Andreaskem submitted this story about researchers being able to encode an image into a photon and to later retrieve it intact. From the article: "It's analogous to the difference between snapping a picture with a single pixel and doing it with a camera — this is like a 6-megapixel camera... You can have a tremendous amount of information in a pulse of light, but normally if you try to buffer it, you can lose much of that information... We're showing it's possible to pull out an enormous amount of information with an extremely high signal-to-noise ratio even with very low light levels."

2 of 139 comments (clear)

  1. Re:To Clarify by Myrv · · Score: 3, Insightful

    They simply say one photon passes through the mask at a time. They didn't say the entire image was reconstructed using that single photon.

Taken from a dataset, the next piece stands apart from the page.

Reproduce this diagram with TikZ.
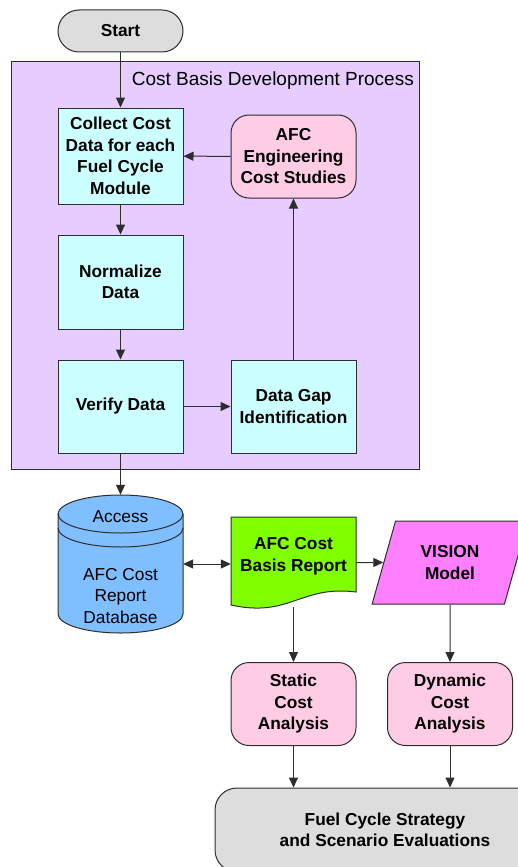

    This sounds very similar to the double slit experiment were you send single photons through a double slit and record where they land on a screen placed behind the slits. Each photon will only light up one spot on the screen but if you collect enough samples you see a pattern start to emerge that looks like the interference pattern you would expect if light passed through both slits simultaneously. Basically, each photon which passes through the slits interfers with itself to to form the interference pattern.

    In the article they are simply firing the photon through a mask with a pattern in it instead of a double slit. The photon acts as if it passed through all parts of the mask at the same time. But to reconstruct the image they would have to sample many photons passing through mask.

    From what I can gather the important part of the article is that they have been able to slow down each photon in order to buffer it. So you can send 100 photons through the mask (one after another) then buffer those photons for 100 ns and then pass them on to a detector that reassembles the image from the 100 or so photons. I'm also guessing they can't slow down multiple photons at a time (at least not reliably) so the ability to serialize the photons is important as well.

  2. Re:A photon carries a lot of information by unchiujar · · Score: 2, Insightful

    Not so, :) A single number can store a huge amount of information. Your hardrive is one single very long binary number. If you define a way of retrieving information you can store images as numbers (binary, hex, octal,decimal or otherwise).